Her teacher was asking whether the students had heard about the recent closure of Silicon Valley Bank. (They had. On TikTok.)

Plumlee, a bubbly cheer team captain and student body president at Modoc High School, sipped an iced oat milk caramel macchiato. She was exhausted. And she had to go straight to work — at one of her two jobs — after class that snowy spring day.

She was waiting for college acceptance letters. She had a speech competition to prepare for. Homework to catch up on. Scholarship essays to write. And yet another room to finish moving into.

For more than two years, Plumlee, 18, had essentially been homeless.

She’d bounced around this rural Northern California town, sleeping on couches and spare beds and, for a stretch, the back seat of her car — all while organizing blood drives and getting good grades and helping classmates with their homework.

Like Plumlee, even the most ambitious students in California’s impoverished rural north often deal with extreme challenges, including poverty and neglect, at higher rates than anywhere else in the state.

For Plumlee, academics were a ticket out of Alturas, a cattle-ranching town of 2,700.

“I want a future,” she said. “I want to do something with my life. And I’m the only one who’s going to get me there.”

Plumlee is so responsible that other kids called her mom. Most people didn’t know what she was going through outside of school.

About eight years ago, educators in Modoc County realized they had a serious problem.

Students kept melting down, becoming so angry or disruptive that they had to be pulled from classrooms. The county’s suspension rate was about three times higher than the state average, and students were twice as likely as those statewide to be chronically absent.

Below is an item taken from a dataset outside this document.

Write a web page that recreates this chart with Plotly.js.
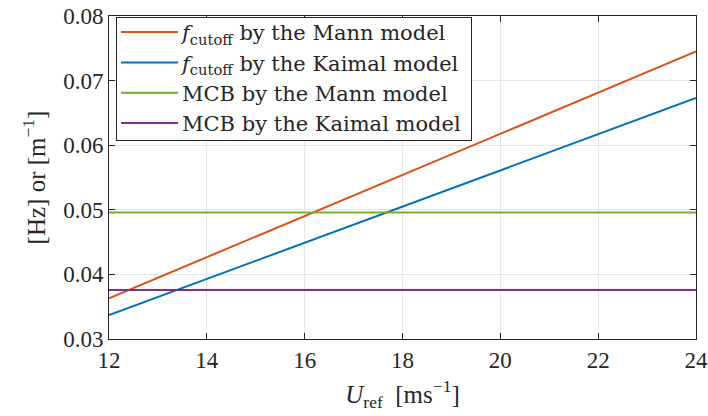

“We realized we were dealing with something bigger than behavior,” said Misti Norby, deputy superintendent of the Modoc County Office of Education. “We were like, what’s going on with our kids?”

Teachers across Modoc County assessed their students, relying on a fact of small-town life that can be both a blessing and a curse: everyone knows everyone’s business. They did an informal, anonymous tally of what are called adverse childhood experiences, or ACEs, which include abuse or neglect; a parent’s death, incarceration or divorce; and mental illness or substance abuse in the home.

About 58% of kids in Modoc County, Norby said, were believed to have four or more ACEs, putting them at significantly higher risk later in life of suicide, substance abuse, chronic health problems and unemployment.”